Nope, you are completl right! A while (true) might slow down the system, but even that is not necessarily the case: I wrote a program to test this (based on the pseudocode in the readme) and my system is totally usable, with basically zero lag! This is the power of a well-written operating system that includes a mysterious concept called priorities. There is actually no discernable different when running the program (other than battery use and temperature going up). In fact, I am running that program as I right this because the difference is so negligable.

program: https://paste.sr.ht/~pitust/47dc80ff09243b4bf41a08ae9434a32c...

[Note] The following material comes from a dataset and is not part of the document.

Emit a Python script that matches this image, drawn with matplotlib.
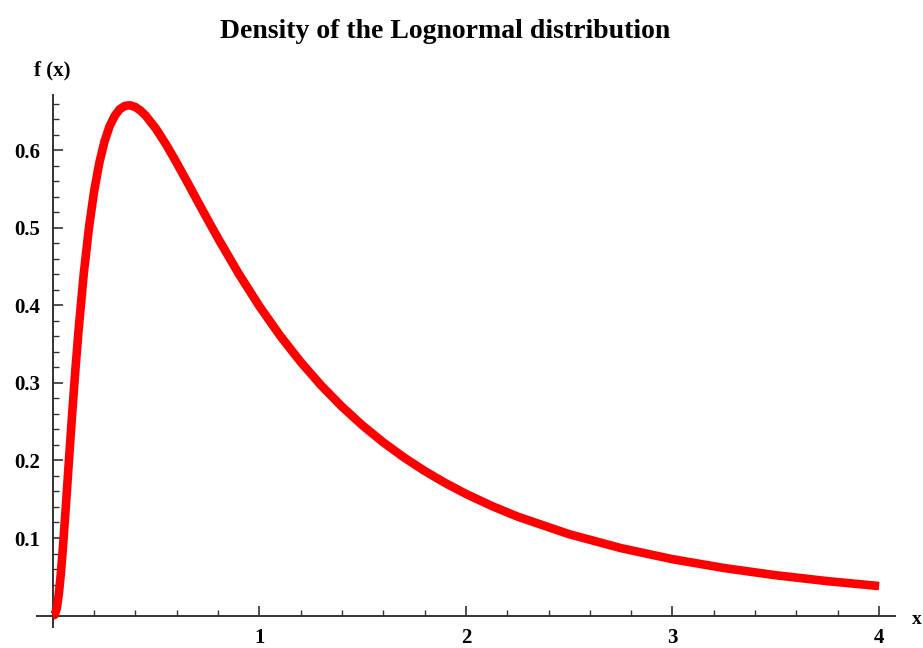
import matplotlib
matplotlib.use("Agg")
import matplotlib.pyplot as plt
from matplotlib.ticker import FixedLocator

# Values
x_vals = [0.0, 0.01, 0.02, 0.03, 0.04, 0.05, 0.06, 0.07, 0.08, 0.09, 0.1,
          0.11, 0.125, 0.15, 0.175, 0.2, 0.225, 0.25, 0.275, 0.3, 0.325,
          0.35, 0.375, 0.4, 0.425, 0.45, 0.5, 0.55, 0.6, 0.65, 0.7, 0.75,
          0.8, 0.9, 1.0, 1.1, 1.2, 1.3, 1.4, 1.5, 1.6, 1.7, 1.8, 1.9, 2.0,
          2.125, 2.25, 2.5, 2.75, 3.0, 3.25, 3.5, 3.75, 4.0]
y_vals = [0.0, 0.001, 0.0095, 0.0285, 0.0561, 0.0898, 0.127, 0.166, 0.2054,
          0.2441, 0.2815, 0.3174, 0.3673, 0.4399, 0.499, 0.5463, 0.5828,
          0.6104, 0.6305, 0.6441, 0.6528, 0.657, 0.6577, 0.6555, 0.6509,
          0.6445, 0.6275, 0.6067, 0.5836, 0.5594, 0.5348, 0.5104, 0.4864,
          0.4408, 0.3989, 0.361, 0.327, 0.2965, 0.2693, 0.245, 0.2233,
          0.2039, 0.1865, 0.1709, 0.1569, 0.1413, 0.1276, 0.1049, 0.087,
          0.0727, 0.0613, 0.052, 0.0444, 0.0381]

x_ticks = [1, 2, 3, 4]
y_ticks = [0.1, 0.2, 0.3, 0.4, 0.5, 0.6]
title = "Density of the Lognormal distribution"

serif = ["Liberation Serif", "DejaVu Serif"]

fig = plt.figure(figsize=(9.23, 6.48), dpi=100)
ax = fig.add_axes([37 / 923, 21 / 648, (895 - 37) / 923, (627 - 95) / 648])

ax.plot(x_vals, y_vals, color="#ff0000", linewidth=6.2, solid_capstyle="butt",
        solid_joinstyle="round", zorder=3, clip_on=False)

ax.set_xlim(-0.076, 4.077)
ax.set_ylim(-0.0147, 0.671)

for s in ["top", "right"]:
    ax.spines[s].set_visible(False)
ax.spines["left"].set_position(("data", 0))
ax.spines["bottom"].set_position(("data", 0))
for s in ["left", "bottom"]:
    ax.spines[s].set_color("#333333")
    ax.spines[s].set_linewidth(1.4)

ax.xaxis.set_major_locator(FixedLocator(x_ticks))
ax.yaxis.set_major_locator(FixedLocator(y_ticks))
ax.xaxis.set_minor_locator(FixedLocator([i * 0.2 for i in range(1, 21) if i % 5 != 0]))
ax.yaxis.set_minor_locator(FixedLocator([i * 0.02 for i in range(1, 34) if i % 5 != 0]))

ax.tick_params(axis="both", which="major", direction="in", length=7, width=1.2,
               color="#333333", labelsize=15)
ax.tick_params(axis="both", which="minor", direction="in", length=4, width=1.0,
               color="#333333")
ax.tick_params(axis="x", which="major", pad=9)
ax.tick_params(axis="y", which="major", pad=9)

ax.set_xticklabels([str(t) for t in x_ticks], family=serif, fontweight="bold")
ax.set_yticklabels([f"{t:.1f}" for t in y_ticks], family=serif, fontweight="bold")

fig.text(445 / 923, 1 - 31 / 648, title, ha="center", va="center",
         family=serif, fontweight="bold", fontsize=20)
fig.text(52 / 923, 1 - 70 / 648, "f (x)", ha="center", va="center",
         family=serif, fontweight="bold", fontsize=15)
fig.text(912 / 923, 1 - 619 / 648, "x", ha="left", va="center",
         family=serif, fontweight="bold", fontsize=14)

fig.savefig("out.png", dpi=100)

> In terms of security, this would make denial of service attacks against such systems trivial

Denial of service attacks where you have access to the target system are not super hard to mount AFAIK.

1 comments

But understand that modern CPUs have hyperthreading, meaning more than one independent thread of execution. A while(true) on one doesn't affect the other(s). So you won't notice much - other apps keep running.

Not because it isn't a resource disaster. But because unless you measure something, you might not notice.

Oh! You did measure something. Battery use and temp. There you go. It's a disaster. Some kind of management of such irresponsible threads is definitely a good idea.

> But understand that modern CPUs have hyperthreading, meaning more than one independent thread of execution. I know. But spinning up threads in an infinite loop is going to get code running on all threads (and indeed, that can be confirmed on `htop`). Also, not all CPUs have hyperthreading: the apple M1 chip (which is indeed my CPU) does not have support for that.

> Oh! You did measure something. Battery use and temp. So I didn't do any scientific measurements, but the temperature difference doesn't seem to be very significant.

> It's a disaster. But cooperative scheduling isn't any better. In fact, it's even worse! Since if an app doesn't yield (and let's face it, no app is perfect), you can easily get a deadlock. Developing for such a system without a VM sounds like a nightmare too to be honest.

> Some kind of management of such irresponsible threads is definitely a good idea. What kind of managment do you propose? I mean, if there is nothing else running on the system, it's probably okay to just let them keep running (it's not like they are harming anything except battery life, and you might want something that can max all cpu cores, like if you are running a compilation or a video game).